Sınırda karbon vergisi resmen hayatımıza girdi. Geçtiğimiz mayıs ayında yürürlüğe giren Avrupa Yeşil Mutabakatı’nın önemli bir parçası olan Sınırda Karbon Düzenlemesi Mekanizması’nın (SKDM), 3 yıllık geçiş dönemi dün itibarıyla başladı. 2025 yılı sonuna kadar devam edecek geçiş döneminde veri toplama ve ürüne gömülü emisyonları raporlama süreci yaşanacak. Düzenleme ilk aşamada karbon kaçağı riski yüksek olan çimento, demir-çelik, alüminyum, gübre, hidrojen ve elektrik sektörlerine uygulanacak.
2025 yılında düzenleme kapsamının genişletilmesi ve 2030’a kadar AB Emisyon Ticaret Sistemin (ETS) içindeki tüm sektörlerin SKDM kapsamına alınması hedefleniyor. 254 milyar dolarlık ihracatının 125 milyar dolarını AB’ye gerçekleştiren Türk ihracatçısı açısından SKDM’nin 2026 yılında uygulanmaya başlaması sanayiciye özellikle üretim süreçlerine dönük yüzde 10’ları aşan ek maliyet yükümlülüğü getirecek.

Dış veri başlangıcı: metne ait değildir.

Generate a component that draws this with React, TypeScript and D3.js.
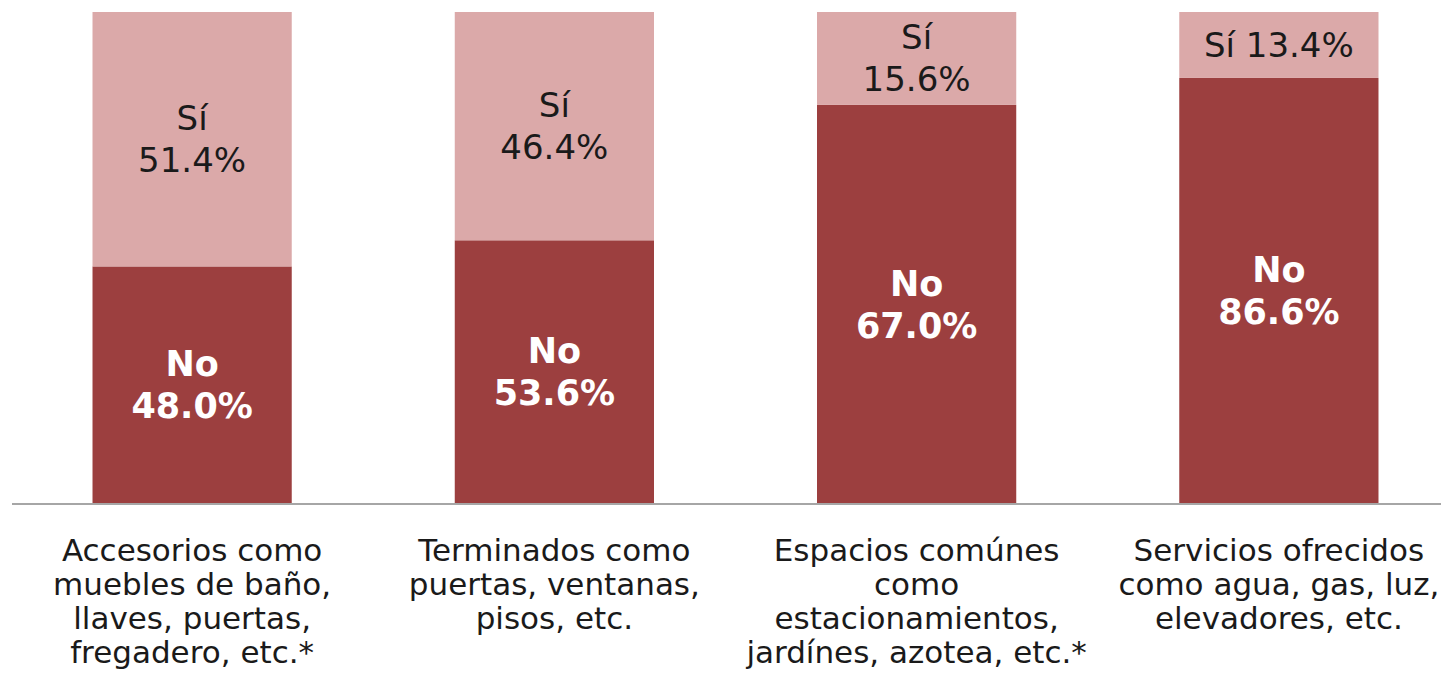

Sınırda karbon vergisinin devreye girmesiyle de ihracat gelirinin en az yüzde 25’inin vergiye gideceğine dikkat çekiliyor. Bu nedenle de Türkiye’nin en kısa süreçte Emisyon Ticaret Sistemi’ni (ETS) devreye alıp elde edilecek gelirin karbon yoğun sektörlere dağıtılması gerekliliğine vurgu yapılıyor.